North Korean authorities also mete out severe punishments for those caught attempting to leave the country or communicating with people in other nations.

Other minor crimes punishable by death include theft of copper and other commodities from factories and stealing agricultural products like rice. These punishments are documented by the Seoul-based Transitional Justice Working Group, which released a 2017 report based on interviews with 375 North Koreans.

North Korea says that public executions occur only on rare occasions and that the death penalty is seldom used.

Authorities in North Korea are encouraged to make trials and executions public to deter would-be violators, according to Human Rights Watch, a nongovernmental organization.

In a September report, Radio Free Asia cited North Koran sources as saying that every able-bodied person is required to attend executions.

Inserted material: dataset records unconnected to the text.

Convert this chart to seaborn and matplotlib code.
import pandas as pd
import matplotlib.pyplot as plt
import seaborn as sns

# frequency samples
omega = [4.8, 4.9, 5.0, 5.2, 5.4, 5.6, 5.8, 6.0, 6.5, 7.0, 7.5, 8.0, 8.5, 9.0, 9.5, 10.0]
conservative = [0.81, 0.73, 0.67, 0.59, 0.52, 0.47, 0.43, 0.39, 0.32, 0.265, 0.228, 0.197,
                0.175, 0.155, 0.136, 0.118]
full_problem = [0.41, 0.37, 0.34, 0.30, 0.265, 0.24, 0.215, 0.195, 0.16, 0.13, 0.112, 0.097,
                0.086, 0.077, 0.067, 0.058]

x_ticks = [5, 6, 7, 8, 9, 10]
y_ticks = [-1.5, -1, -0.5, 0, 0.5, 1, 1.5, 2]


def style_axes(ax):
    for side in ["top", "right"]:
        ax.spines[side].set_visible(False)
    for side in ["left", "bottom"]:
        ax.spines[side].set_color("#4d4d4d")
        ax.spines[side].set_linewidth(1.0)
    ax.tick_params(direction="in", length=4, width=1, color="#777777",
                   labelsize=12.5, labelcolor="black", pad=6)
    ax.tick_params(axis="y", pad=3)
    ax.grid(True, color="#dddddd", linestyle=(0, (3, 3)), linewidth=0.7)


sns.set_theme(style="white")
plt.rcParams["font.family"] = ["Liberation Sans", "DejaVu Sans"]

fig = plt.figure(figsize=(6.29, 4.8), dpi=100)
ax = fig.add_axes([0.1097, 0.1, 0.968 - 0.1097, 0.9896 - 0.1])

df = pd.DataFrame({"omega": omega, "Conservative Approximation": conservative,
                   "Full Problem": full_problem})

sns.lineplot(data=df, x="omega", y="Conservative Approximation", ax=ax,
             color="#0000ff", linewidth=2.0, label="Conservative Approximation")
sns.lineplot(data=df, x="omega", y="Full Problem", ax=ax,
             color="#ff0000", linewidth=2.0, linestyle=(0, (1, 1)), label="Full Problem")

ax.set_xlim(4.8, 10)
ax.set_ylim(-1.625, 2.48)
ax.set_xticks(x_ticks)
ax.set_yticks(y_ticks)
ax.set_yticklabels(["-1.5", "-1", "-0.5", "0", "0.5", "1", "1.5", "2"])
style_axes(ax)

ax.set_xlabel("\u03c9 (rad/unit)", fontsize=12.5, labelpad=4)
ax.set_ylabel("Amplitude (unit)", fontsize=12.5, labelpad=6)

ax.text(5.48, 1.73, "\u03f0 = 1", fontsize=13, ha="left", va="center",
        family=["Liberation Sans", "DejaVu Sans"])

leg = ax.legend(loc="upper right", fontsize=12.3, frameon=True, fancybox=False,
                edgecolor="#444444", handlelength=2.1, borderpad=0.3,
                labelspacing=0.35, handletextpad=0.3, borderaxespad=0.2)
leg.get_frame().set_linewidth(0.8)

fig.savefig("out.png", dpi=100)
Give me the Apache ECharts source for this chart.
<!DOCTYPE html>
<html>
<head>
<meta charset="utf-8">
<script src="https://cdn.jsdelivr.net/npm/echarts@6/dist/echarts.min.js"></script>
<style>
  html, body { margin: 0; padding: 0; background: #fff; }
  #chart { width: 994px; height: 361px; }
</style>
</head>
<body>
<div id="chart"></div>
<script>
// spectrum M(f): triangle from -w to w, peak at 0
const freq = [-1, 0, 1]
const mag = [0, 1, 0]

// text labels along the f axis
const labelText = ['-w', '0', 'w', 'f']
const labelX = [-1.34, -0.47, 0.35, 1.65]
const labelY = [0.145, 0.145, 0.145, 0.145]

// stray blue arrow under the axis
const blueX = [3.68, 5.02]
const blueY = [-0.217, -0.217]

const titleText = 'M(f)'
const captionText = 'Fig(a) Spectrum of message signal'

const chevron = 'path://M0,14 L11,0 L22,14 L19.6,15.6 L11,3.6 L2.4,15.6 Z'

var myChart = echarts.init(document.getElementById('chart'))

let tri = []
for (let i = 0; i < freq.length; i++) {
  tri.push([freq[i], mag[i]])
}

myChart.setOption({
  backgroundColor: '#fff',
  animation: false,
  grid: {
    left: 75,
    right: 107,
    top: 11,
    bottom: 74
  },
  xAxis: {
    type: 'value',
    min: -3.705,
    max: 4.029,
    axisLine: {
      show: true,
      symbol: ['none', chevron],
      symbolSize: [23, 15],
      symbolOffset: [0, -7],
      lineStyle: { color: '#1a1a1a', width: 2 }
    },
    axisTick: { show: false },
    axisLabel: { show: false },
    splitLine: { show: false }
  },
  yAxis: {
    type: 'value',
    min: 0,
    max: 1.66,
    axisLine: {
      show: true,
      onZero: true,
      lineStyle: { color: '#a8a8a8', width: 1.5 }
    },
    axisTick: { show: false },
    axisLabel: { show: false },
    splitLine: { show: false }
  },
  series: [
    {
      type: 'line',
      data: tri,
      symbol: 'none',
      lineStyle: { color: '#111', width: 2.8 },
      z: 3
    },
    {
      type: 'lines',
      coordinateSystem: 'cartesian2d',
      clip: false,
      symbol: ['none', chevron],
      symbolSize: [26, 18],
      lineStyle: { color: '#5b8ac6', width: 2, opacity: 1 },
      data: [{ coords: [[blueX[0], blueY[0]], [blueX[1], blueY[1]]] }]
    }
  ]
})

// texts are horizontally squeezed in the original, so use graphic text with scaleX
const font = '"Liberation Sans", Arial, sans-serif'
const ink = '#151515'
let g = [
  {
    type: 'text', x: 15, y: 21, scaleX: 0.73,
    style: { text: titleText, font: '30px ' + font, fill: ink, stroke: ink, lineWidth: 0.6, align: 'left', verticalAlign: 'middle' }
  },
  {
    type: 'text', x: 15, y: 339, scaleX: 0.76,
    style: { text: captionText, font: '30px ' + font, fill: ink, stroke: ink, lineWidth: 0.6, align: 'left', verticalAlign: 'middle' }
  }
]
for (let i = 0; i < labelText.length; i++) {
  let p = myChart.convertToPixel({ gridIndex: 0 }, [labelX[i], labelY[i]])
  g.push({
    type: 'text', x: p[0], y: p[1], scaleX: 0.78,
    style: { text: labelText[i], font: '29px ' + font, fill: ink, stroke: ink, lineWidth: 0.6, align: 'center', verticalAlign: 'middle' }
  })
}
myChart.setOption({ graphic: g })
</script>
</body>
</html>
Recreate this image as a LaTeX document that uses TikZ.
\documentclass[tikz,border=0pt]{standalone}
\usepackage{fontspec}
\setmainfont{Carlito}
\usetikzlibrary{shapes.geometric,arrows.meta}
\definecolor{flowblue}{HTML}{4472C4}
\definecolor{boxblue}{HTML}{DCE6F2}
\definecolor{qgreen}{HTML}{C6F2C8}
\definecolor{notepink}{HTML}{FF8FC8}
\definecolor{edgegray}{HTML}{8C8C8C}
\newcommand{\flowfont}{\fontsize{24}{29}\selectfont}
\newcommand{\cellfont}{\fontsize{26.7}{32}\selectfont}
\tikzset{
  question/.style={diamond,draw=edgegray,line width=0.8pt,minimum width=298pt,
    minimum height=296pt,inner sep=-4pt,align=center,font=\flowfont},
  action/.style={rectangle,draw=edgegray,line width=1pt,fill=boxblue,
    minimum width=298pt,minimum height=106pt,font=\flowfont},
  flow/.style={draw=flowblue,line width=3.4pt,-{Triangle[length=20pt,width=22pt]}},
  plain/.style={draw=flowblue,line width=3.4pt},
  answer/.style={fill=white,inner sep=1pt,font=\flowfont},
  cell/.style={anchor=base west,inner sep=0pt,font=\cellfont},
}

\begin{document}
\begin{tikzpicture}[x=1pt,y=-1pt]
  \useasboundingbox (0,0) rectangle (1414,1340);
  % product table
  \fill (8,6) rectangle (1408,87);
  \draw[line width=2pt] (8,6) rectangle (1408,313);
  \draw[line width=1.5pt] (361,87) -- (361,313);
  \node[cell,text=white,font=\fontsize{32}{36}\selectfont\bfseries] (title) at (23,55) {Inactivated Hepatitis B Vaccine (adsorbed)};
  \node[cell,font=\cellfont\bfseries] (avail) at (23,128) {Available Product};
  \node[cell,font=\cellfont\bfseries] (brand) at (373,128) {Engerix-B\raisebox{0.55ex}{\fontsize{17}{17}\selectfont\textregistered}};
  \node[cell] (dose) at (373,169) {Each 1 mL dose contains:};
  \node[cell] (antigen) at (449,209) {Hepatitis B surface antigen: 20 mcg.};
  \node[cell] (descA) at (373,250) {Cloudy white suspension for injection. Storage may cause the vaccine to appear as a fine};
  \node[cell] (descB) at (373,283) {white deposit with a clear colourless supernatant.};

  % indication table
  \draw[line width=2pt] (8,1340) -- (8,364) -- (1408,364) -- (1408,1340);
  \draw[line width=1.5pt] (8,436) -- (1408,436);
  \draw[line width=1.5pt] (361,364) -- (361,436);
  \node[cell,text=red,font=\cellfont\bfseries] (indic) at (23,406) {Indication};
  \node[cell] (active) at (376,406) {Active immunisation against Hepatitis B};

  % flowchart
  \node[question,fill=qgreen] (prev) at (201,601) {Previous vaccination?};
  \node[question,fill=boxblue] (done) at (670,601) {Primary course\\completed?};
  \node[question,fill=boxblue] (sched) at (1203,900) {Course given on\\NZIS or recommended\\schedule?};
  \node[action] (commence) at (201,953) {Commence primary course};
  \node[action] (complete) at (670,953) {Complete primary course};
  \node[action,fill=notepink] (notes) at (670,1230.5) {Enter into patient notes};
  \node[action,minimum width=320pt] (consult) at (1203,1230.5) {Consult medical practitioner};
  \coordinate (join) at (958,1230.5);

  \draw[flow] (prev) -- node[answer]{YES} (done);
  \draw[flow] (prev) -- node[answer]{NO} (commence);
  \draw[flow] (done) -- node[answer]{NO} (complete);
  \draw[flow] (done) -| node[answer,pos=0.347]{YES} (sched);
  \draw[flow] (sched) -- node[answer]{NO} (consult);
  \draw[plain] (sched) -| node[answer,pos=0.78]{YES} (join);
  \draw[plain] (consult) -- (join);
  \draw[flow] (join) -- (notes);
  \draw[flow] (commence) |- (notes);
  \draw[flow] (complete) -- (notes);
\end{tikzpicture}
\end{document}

On one occasion, an estimated crowd of 25,000 in the northern city of Hyesan was forced to watch as nine people were executed by firing squad for having slaughtered government-owned cattle and distributing the meat to businesses.

“I kept thinking of the horrific scene of yesterday’s shooting, so I couldn’t sleep all night and trembled with fear,” one resident said.

Activist groups in South Korea, including many North Korean defectors, have sent balloons into North Korea carrying anti-Pyongyang propaganda leaflets in the hundreds of thousands, as well as thousands of USB drives containing South Korean pop music and TV series.

This has infuriated the North, which has responded by sending balloons carrying bags of trash and manure across the southern border.